— Start Given material —
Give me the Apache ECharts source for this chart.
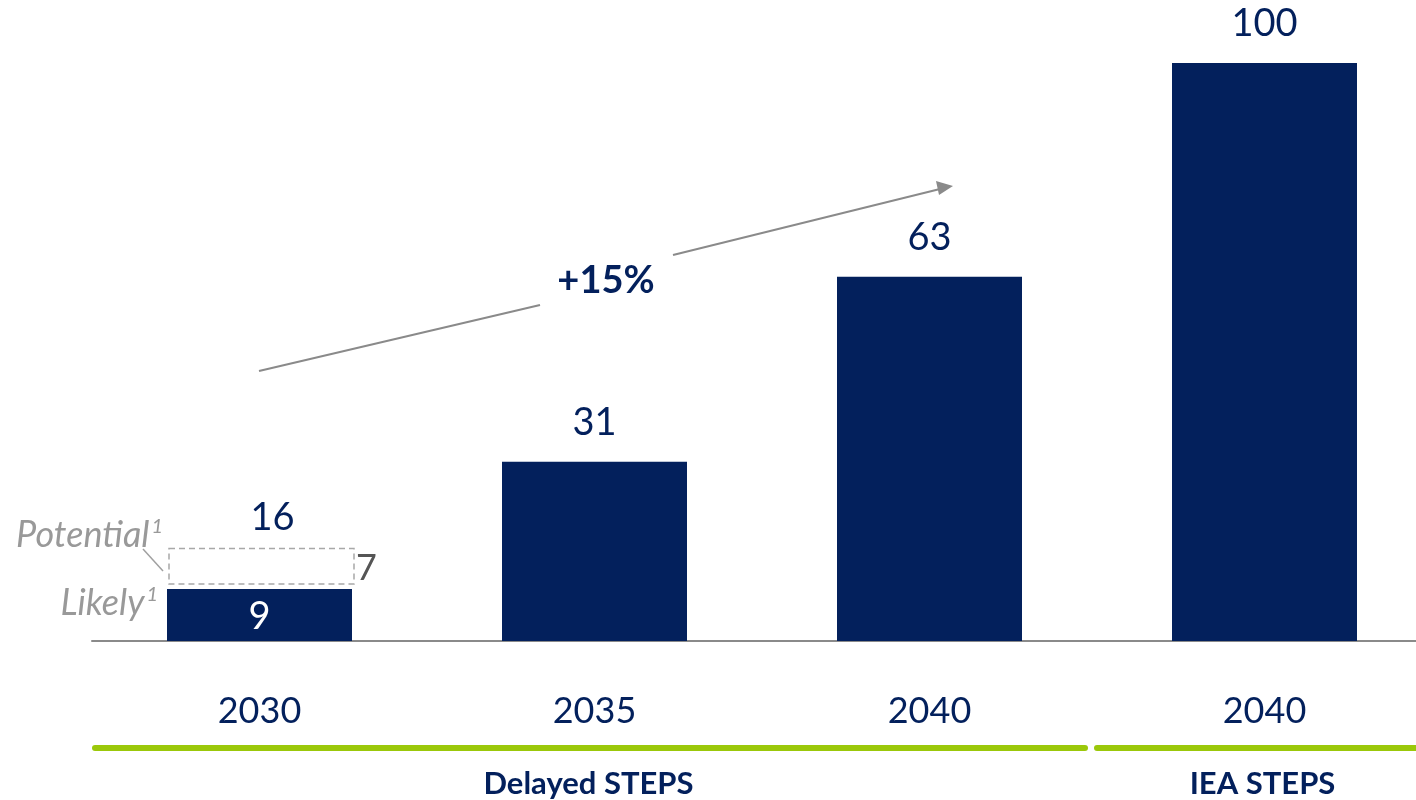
<!DOCTYPE html>
<html>
<head>
<meta charset="utf-8">
<script src="https://cdn.jsdelivr.net/npm/echarts@6/dist/echarts.min.js"></script>
<style>
html,body{margin:0;padding:0;background:#fff;overflow:hidden;width:1416px;height:800px;}
#chart{width:1432px;height:800px;}
</style>
</head>
<body>
<div id="chart"></div>
<script>
// ---- data ----
const categories = ['2030', '2035', '2040', '2040 IEA'];
const tickLabels = ['2030', '2035', '2040', '2040'];
const barValues = [9, 31, 63, 100];          // likely / total values
const potentialValues = [7, null, null, null]; // potential add-on (dashed)
const groupNames = ['Delayed STEPS', 'IEA STEPS'];
const groupRanges = [[0, 2], [3, 3]];
const growthLabel = '+15%';
const potentialLabel = 'Potential';
const likelyLabel = 'Likely';

const NAVY = '#03205c';
const GREEN = '#9bc80a';
const FONT = 'Lato, Roboto, sans-serif';

const chart = echarts.init(document.getElementById('chart'));

const barData = barValues.map((v, i) => {
  const hasPotential = potentialValues[i] != null;
  return {
    value: v,
    label: hasPotential
      ? { show: true, position: 'inside', color: '#fff', fontSize: 38, fontFamily: FONT, offset: [0, 2] }
      : { show: true, position: 'top', distance: 20, color: NAVY, fontSize: 38, fontFamily: FONT }
  };
});

const potentialData = [];
potentialValues.forEach((v, i) => { if (v != null) potentialData.push([i, barValues[i], v]); });

const option = {
  animation: false,
  backgroundColor: '#fff',
  grid: { left: 92, right: 0, top: 63, bottom: 159, containLabel: false },
  xAxis: {
    type: 'category',
    data: categories,
    axisLine: { show: true, lineStyle: { color: '#8a8a8a', width: 2 } },
    axisTick: { show: false },
    axisLabel: {
      margin: 52, fontSize: 36, color: NAVY, fontFamily: FONT,
      formatter: (val, idx) => tickLabels[idx]
    }
  },
  yAxis: {
    type: 'value', min: 0, max: 100,
    show: false, splitLine: { show: false }
  },
  series: [
    {
      type: 'bar',
      data: barData,
      barWidth: 185,
      itemStyle: { color: NAVY },
      z: 2
    },
    {
      type: 'custom',
      data: potentialData,
      z: 3,
      renderItem: function (params, api) {
        const idx = api.value(0), base = api.value(1), v = api.value(2);
        const p0 = api.coord([idx, base]);
        const p1 = api.coord([idx, base + v]);
        const w = 185;
        const x = p0[0] - w / 2 + 2;
        const yTop = p1[1];
        const h = p0[1] - p1[1] - 5;
        return {
          type: 'group',
          children: [
            {
              type: 'rect',
              shape: { x: x, y: yTop, width: w, height: h },
              style: { fill: 'none', stroke: '#a8a8a8', lineWidth: 1.5, lineDash: [6, 4] }
            },
            {
              type: 'text',
              style: {
                text: String(v), x: x + w + 2, y: yTop + h / 2 + 2,
                align: 'left', verticalAlign: 'middle',
                fontSize: 36, fontFamily: FONT, fill: '#555'
              }
            },
            {
              type: 'text',
              style: {
                text: String(base + v), x: p0[0] + 13, y: yTop - 12,
                align: 'center', verticalAlign: 'bottom',
                fontSize: 38, fontFamily: FONT, fill: NAVY
              }
            }
          ]
        };
      }
    }
  ]
};

chart.setOption(option);

// ---- annotations (graphic layer) ----
function px(i) { return chart.convertToPixel({ xAxisIndex: 0 }, i); }
const band = px(1) - px(0);
const graphics = [];

// group lines and labels
groupRanges.forEach((r, gi) => {
  const left = px(r[0]) - band / 2;
  const right = px(r[1]) + band / 2;
  const x1 = gi === 0 ? left + 3 : left;
  const x2 = gi === 0 ? right - 12 : right;
  graphics.push({
    type: 'line', shape: { x1: x1, y1: 748, x2: x2, y2: 748 },
    style: { stroke: GREEN, lineWidth: 6, lineCap: 'round' }
  });
  const cx = gi === 0 ? (px(r[0]) + px(r[1])) / 2 - 6 : px(r[0]) - 2;
  graphics.push({
    type: 'text',
    style: {
      text: groupNames[gi], x: cx, y: 784, align: 'center', verticalAlign: 'middle',
      fontSize: 31, fontWeight: 'bold', fontFamily: FONT, fill: NAVY
    }
  });
});

// growth arrow
graphics.push({
  type: 'line', shape: { x1: 259, y1: 371, x2: 540, y2: 305 },
  style: { stroke: '#8a8a8a', lineWidth: 2 }
});
graphics.push({
  type: 'line', shape: { x1: 673, y1: 255, x2: 940, y2: 189 },
  style: { stroke: '#8a8a8a', lineWidth: 2 }
});
graphics.push({
  type: 'polygon', shape: { points: [[953, 186], [936, 181], [939, 195]] },
  style: { fill: '#8a8a8a' }
});
graphics.push({
  type: 'text',
  style: {
    text: growthLabel, x: 606, y: 281, align: 'center', verticalAlign: 'middle',
    fontSize: 38, fontWeight: 'bold', fontFamily: FONT, fill: NAVY
  }
});

// potential / likely labels
const richSup = {
  a: { fontSize: 36, fontStyle: 'italic', fontFamily: FONT, fill: '#999999' },
  s: { fontSize: 20, fontStyle: 'italic', fontFamily: FONT, fill: '#999999', verticalAlign: 'top', padding: [0, 0, 14, 2] }
};
graphics.push({
  type: 'text',
  style: { text: '{a|' + potentialLabel + '}{s|1}', rich: richSup, x: 163, y: 535, align: 'right', verticalAlign: 'middle' }
});
graphics.push({
  type: 'text',
  style: { text: '{a|' + likelyLabel + '}{s|1}', rich: richSup, x: 158, y: 603, align: 'right', verticalAlign: 'middle' }
});
graphics.push({
  type: 'line', shape: { x1: 143, y1: 549, x2: 163, y2: 571 },
  style: { stroke: '#a0a0a0', lineWidth: 1.5 }
});

chart.setOption({ graphic: graphics });
</script>
</body>
</html>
— End Given material —
Work to do –
Reproduce the data above word for word from its first line through the line that holds "const likelyLabel = 'Likely';", both ends included; skip pictures.

Response to the task –
Give me the Apache ECharts source for this chart.
<!DOCTYPE html>
<html>
<head>
<meta charset="utf-8">
<script src="https://cdn.jsdelivr.net/npm/echarts@6/dist/echarts.min.js"></script>
<style>
html,body{margin:0;padding:0;background:#fff;overflow:hidden;width:1416px;height:800px;}
#chart{width:1432px;height:800px;}
</style>
</head>
<body>
<div id="chart"></div>
<script>
// ---- data ----
const categories = ['2030', '2035', '2040', '2040 IEA'];
const tickLabels = ['2030', '2035', '2040', '2040'];
const barValues = [9, 31, 63, 100];          // likely / total values
const potentialValues = [7, null, null, null]; // potential add-on (dashed)
const groupNames = ['Delayed STEPS', 'IEA STEPS'];
const groupRanges = [[0, 2], [3, 3]];
const growthLabel = '+15%';
const potentialLabel = 'Potential';
const likelyLabel = 'Likely';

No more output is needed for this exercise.